It was one of the final days before I left St Louis to move to Charleston, mere weeks after graduating St Louis University School of Nursing, and mere months after the sudden death of my father. Friends were sending me off, doing what my friends tend to do well: fill a space with life, laughter, good food, music, and a helluva lot of love.
She was still heart-broken, and I was heart-torn-- how could I leave her, so newly widowed, and so fragile physically? How could I start off anew, as I had intended to do in those days before my father's heart gave out? I told her I would stay; she told me I must go. She said it was the life I'd been planning, that we'd talked about, in those months before I finished nursing school. It was the life that gave my father a lot of pleasure, thinking of his daughter heading back to that city by the sea. The two of them had talked about it, when I wasn't around, which only made me slightly twitchy to think about. He had dreams of joining me in practice after I became a Nurse Practitioner, hanging out a shingle that said DOD (though instead of the "Dear Old Dad" nickname it stood for in our family, it would be "Daughter or Dad").
I listened, and remembered; all the talking and plans, the futures he, she, and I had anticipated. It hurt to leave; it was the death of a dream to stay. I looked at the face of my mother, a curious combination of strength and vulnerability, alone for the first time in her life. My heart cried, but I listened to what she said, told me what she wished. "We'll both be starting new lives. It will be fine. And there are telephones, " she said. She paused, and with a twinkle in her eye, added, "and airplanes."

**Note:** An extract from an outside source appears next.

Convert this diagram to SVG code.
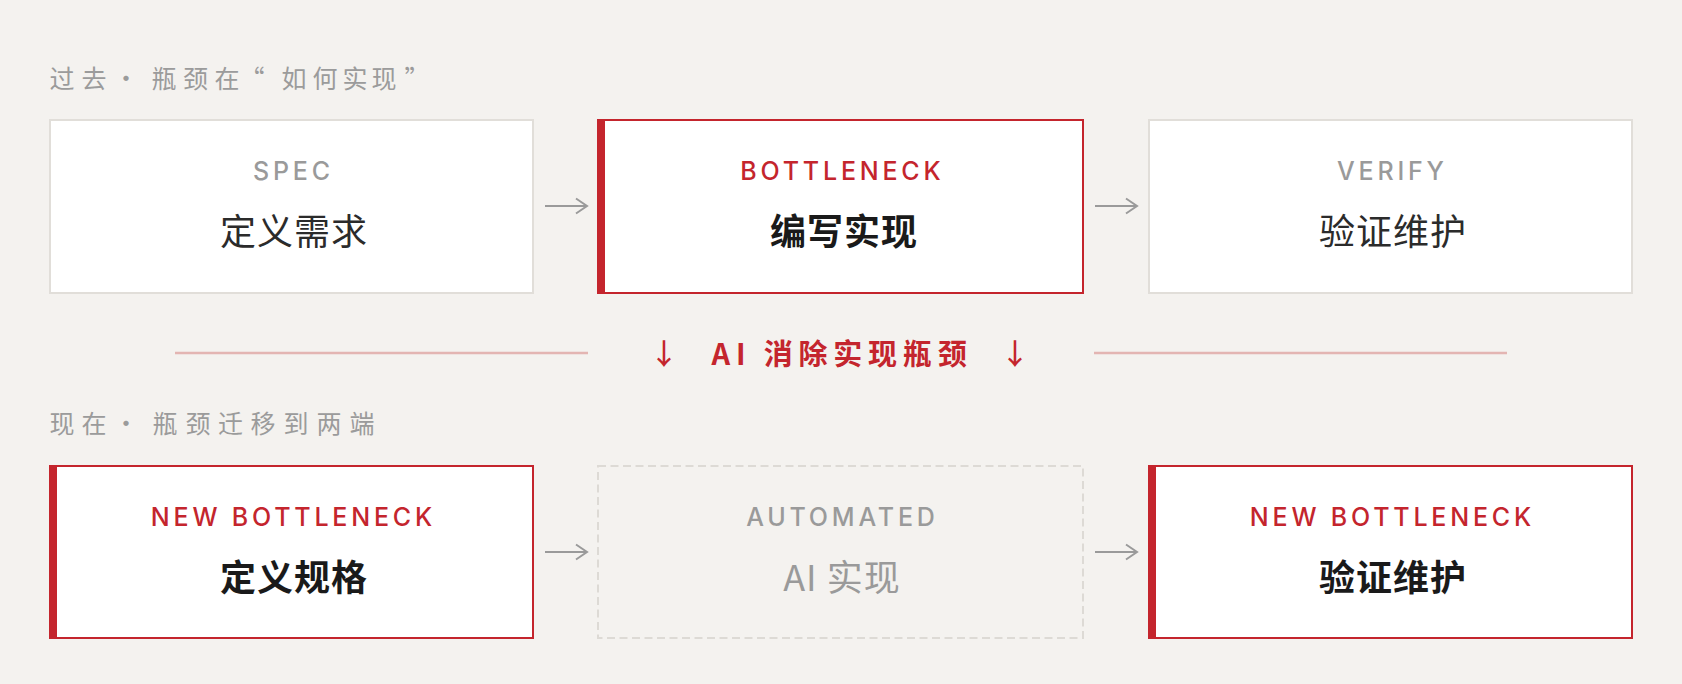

Tomorrow she would have been 93. In the photo I look at, found in a box tucked away, the tangible memory of our conversation, I am roughly the age of my son, she is roughly the age I'll be in a few days. When I look now, I see the echoes of the face I see in the mirror each day, in both her image, and mine of 33 years ago. There are no planes for visiting now, or telephones, but the journey to remembering is never far.